## START

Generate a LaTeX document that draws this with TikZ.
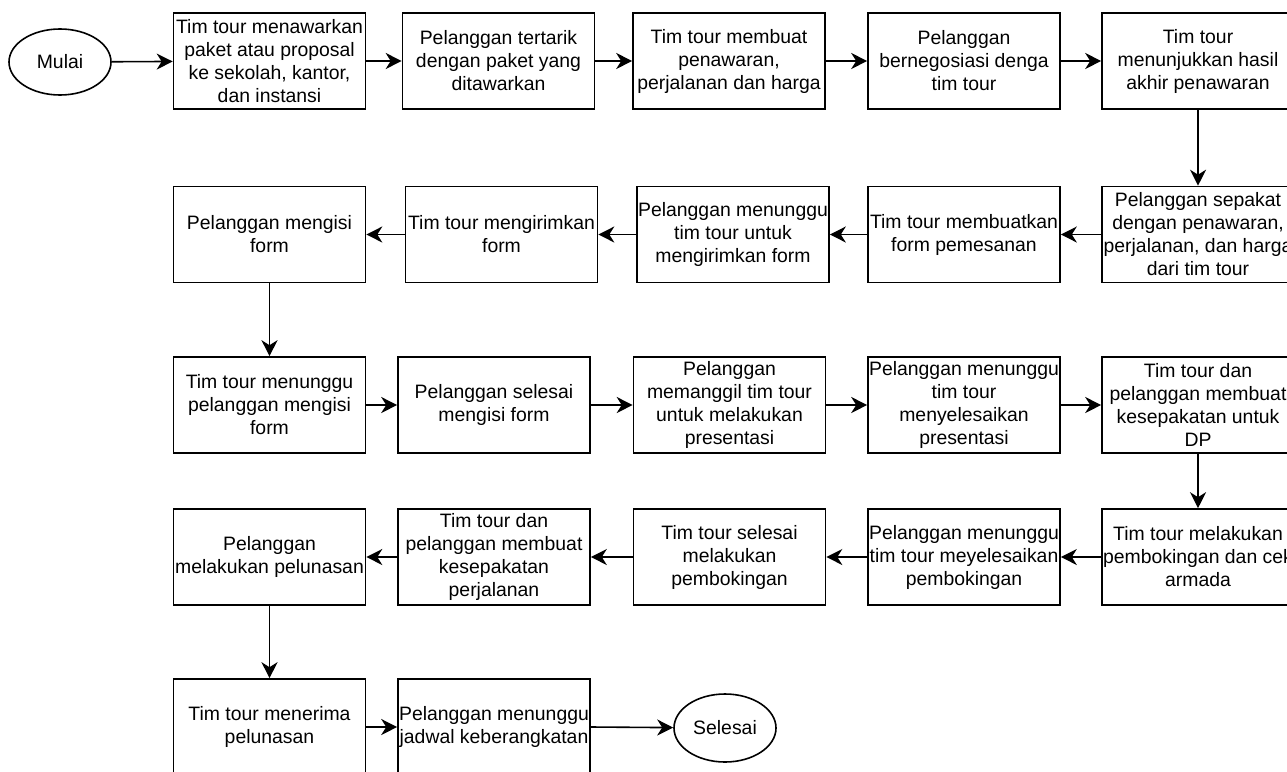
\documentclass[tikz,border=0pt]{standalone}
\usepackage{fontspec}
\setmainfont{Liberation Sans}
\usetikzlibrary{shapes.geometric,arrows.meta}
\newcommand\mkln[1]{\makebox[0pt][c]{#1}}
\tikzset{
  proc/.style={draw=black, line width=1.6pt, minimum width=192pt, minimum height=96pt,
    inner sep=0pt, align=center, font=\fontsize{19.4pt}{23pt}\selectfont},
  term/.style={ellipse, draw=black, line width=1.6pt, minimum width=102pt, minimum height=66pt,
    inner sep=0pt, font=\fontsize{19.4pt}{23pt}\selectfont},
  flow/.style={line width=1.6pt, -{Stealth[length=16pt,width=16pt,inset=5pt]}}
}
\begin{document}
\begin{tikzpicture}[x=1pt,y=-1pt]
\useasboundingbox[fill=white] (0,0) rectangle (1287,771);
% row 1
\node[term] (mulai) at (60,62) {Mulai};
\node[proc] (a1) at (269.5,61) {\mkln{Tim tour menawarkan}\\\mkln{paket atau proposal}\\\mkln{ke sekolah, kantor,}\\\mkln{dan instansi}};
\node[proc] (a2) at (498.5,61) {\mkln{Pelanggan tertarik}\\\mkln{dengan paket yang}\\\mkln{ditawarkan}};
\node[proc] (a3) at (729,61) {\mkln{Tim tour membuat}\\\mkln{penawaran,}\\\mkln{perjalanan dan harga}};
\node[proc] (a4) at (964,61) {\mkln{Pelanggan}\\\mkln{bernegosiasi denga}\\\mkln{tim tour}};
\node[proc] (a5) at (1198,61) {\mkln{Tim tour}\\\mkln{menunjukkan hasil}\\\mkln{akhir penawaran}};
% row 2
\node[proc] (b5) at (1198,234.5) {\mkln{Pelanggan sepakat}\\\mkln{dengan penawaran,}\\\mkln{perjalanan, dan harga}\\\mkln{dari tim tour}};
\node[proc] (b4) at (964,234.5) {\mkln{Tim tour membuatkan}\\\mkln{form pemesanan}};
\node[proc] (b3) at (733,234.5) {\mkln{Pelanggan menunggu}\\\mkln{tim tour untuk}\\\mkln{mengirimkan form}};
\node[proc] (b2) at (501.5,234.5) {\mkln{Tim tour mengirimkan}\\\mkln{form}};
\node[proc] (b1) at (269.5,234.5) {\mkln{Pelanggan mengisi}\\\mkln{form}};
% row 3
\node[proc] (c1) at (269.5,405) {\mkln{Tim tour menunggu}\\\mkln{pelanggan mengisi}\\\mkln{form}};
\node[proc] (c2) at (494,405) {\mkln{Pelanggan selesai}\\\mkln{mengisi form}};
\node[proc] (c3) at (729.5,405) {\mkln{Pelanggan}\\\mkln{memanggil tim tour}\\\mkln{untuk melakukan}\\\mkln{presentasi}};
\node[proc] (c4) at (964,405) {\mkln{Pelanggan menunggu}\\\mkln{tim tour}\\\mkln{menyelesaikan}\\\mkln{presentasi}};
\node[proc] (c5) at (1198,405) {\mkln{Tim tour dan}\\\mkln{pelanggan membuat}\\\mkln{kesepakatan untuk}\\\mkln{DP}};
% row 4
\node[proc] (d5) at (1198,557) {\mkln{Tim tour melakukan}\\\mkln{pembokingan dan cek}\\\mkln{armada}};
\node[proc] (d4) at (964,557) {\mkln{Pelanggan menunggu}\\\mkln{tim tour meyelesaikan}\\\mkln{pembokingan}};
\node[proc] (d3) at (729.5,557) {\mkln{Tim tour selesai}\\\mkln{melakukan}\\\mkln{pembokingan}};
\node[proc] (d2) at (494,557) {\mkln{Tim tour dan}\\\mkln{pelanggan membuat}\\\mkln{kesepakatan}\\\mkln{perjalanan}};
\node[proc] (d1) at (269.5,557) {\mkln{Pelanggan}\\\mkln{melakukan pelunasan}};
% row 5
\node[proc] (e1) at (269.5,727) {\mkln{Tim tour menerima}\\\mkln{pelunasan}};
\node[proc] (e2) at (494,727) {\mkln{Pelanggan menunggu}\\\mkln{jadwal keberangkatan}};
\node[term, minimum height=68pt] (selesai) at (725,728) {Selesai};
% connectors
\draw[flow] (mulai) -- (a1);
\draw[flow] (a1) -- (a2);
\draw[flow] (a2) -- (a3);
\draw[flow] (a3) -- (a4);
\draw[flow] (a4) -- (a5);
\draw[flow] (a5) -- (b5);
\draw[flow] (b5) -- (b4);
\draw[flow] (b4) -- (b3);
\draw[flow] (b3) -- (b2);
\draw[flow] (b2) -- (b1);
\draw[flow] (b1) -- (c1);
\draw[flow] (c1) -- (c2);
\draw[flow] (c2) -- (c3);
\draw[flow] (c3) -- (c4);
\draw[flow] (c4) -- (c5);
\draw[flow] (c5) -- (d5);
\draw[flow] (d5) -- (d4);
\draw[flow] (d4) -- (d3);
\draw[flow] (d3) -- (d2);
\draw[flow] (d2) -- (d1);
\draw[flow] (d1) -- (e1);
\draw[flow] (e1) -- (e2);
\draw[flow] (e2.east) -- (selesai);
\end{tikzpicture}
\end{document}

## END

Write out each line again precisely as it appears, skipping every picture.

--- The output ---
Generate a LaTeX document that draws this with TikZ.
\documentclass[tikz,border=0pt]{standalone}
\usepackage{fontspec}
\setmainfont{Liberation Sans}
\usetikzlibrary{shapes.geometric,arrows.meta}
\newcommand\mkln[1]{\makebox[0pt][c]{#1}}
\tikzset{
  proc/.style={draw=black, line width=1.6pt, minimum width=192pt, minimum height=96pt,
    inner sep=0pt, align=center, font=\fontsize{19.4pt}{23pt}\selectfont},
  term/.style={ellipse, draw=black, line width=1.6pt, minimum width=102pt, minimum height=66pt,
    inner sep=0pt, font=\fontsize{19.4pt}{23pt}\selectfont},
  flow/.style={line width=1.6pt, -{Stealth[length=16pt,width=16pt,inset=5pt]}}
}
\begin{document}
\begin{tikzpicture}[x=1pt,y=-1pt]
\useasboundingbox[fill=white] (0,0) rectangle (1287,771);
% row 1
\node[term] (mulai) at (60,62) {Mulai};
\node[proc] (a1) at (269.5,61) {\mkln{Tim tour menawarkan}\\\mkln{paket atau proposal}\\\mkln{ke sekolah, kantor,}\\\mkln{dan instansi}};
\node[proc] (a2) at (498.5,61) {\mkln{Pelanggan tertarik}\\\mkln{dengan paket yang}\\\mkln{ditawarkan}};
\node[proc] (a3) at (729,61) {\mkln{Tim tour membuat}\\\mkln{penawaran,}\\\mkln{perjalanan dan harga}};
\node[proc] (a4) at (964,61) {\mkln{Pelanggan}\\\mkln{bernegosiasi denga}\\\mkln{tim tour}};
\node[proc] (a5) at (1198,61) {\mkln{Tim tour}\\\mkln{menunjukkan hasil}\\\mkln{akhir penawaran}};
% row 2
\node[proc] (b5) at (1198,234.5) {\mkln{Pelanggan sepakat}\\\mkln{dengan penawaran,}\\\mkln{perjalanan, dan harga}\\\mkln{dari tim tour}};
\node[proc] (b4) at (964,234.5) {\mkln{Tim tour membuatkan}\\\mkln{form pemesanan}};
\node[proc] (b3) at (733,234.5) {\mkln{Pelanggan menunggu}\\\mkln{tim tour untuk}\\\mkln{mengirimkan form}};
\node[proc] (b2) at (501.5,234.5) {\mkln{Tim tour mengirimkan}\\\mkln{form}};
\node[proc] (b1) at (269.5,234.5) {\mkln{Pelanggan mengisi}\\\mkln{form}};
% row 3
\node[proc] (c1) at (269.5,405) {\mkln{Tim tour menunggu}\\\mkln{pelanggan mengisi}\\\mkln{form}};
\node[proc] (c2) at (494,405) {\mkln{Pelanggan selesai}\\\mkln{mengisi form}};
\node[proc] (c3) at (729.5,405) {\mkln{Pelanggan}\\\mkln{memanggil tim tour}\\\mkln{untuk melakukan}\\\mkln{presentasi}};
\node[proc] (c4) at (964,405) {\mkln{Pelanggan menunggu}\\\mkln{tim tour}\\\mkln{menyelesaikan}\\\mkln{presentasi}};
\node[proc] (c5) at (1198,405) {\mkln{Tim tour dan}\\\mkln{pelanggan membuat}\\\mkln{kesepakatan untuk}\\\mkln{DP}};
% row 4
\node[proc] (d5) at (1198,557) {\mkln{Tim tour melakukan}\\\mkln{pembokingan dan cek}\\\mkln{armada}};
\node[proc] (d4) at (964,557) {\mkln{Pelanggan menunggu}\\\mkln{tim tour meyelesaikan}\\\mkln{pembokingan}};
\node[proc] (d3) at (729.5,557) {\mkln{Tim tour selesai}\\\mkln{melakukan}\\\mkln{pembokingan}};
\node[proc] (d2) at (494,557) {\mkln{Tim tour dan}\\\mkln{pelanggan membuat}\\\mkln{kesepakatan}\\\mkln{perjalanan}};
\node[proc] (d1) at (269.5,557) {\mkln{Pelanggan}\\\mkln{melakukan pelunasan}};
% row 5
\node[proc] (e1) at (269.5,727) {\mkln{Tim tour menerima}\\\mkln{pelunasan}};
\node[proc] (e2) at (494,727) {\mkln{Pelanggan menunggu}\\\mkln{jadwal keberangkatan}};
\node[term, minimum height=68pt] (selesai) at (725,728) {Selesai};
% connectors
\draw[flow] (mulai) -- (a1);
\draw[flow] (a1) -- (a2);
\draw[flow] (a2) -- (a3);
\draw[flow] (a3) -- (a4);
\draw[flow] (a4) -- (a5);
\draw[flow] (a5) -- (b5);
\draw[flow] (b5) -- (b4);
\draw[flow] (b4) -- (b3);
\draw[flow] (b3) -- (b2);
\draw[flow] (b2) -- (b1);
\draw[flow] (b1) -- (c1);
\draw[flow] (c1) -- (c2);
\draw[flow] (c2) -- (c3);
\draw[flow] (c3) -- (c4);
\draw[flow] (c4) -- (c5);
\draw[flow] (c5) -- (d5);
\draw[flow] (d5) -- (d4);
\draw[flow] (d4) -- (d3);
\draw[flow] (d3) -- (d2);
\draw[flow] (d2) -- (d1);
\draw[flow] (d1) -- (e1);
\draw[flow] (e1) -- (e2);
\draw[flow] (e2.east) -- (selesai);
\end{tikzpicture}
\end{document}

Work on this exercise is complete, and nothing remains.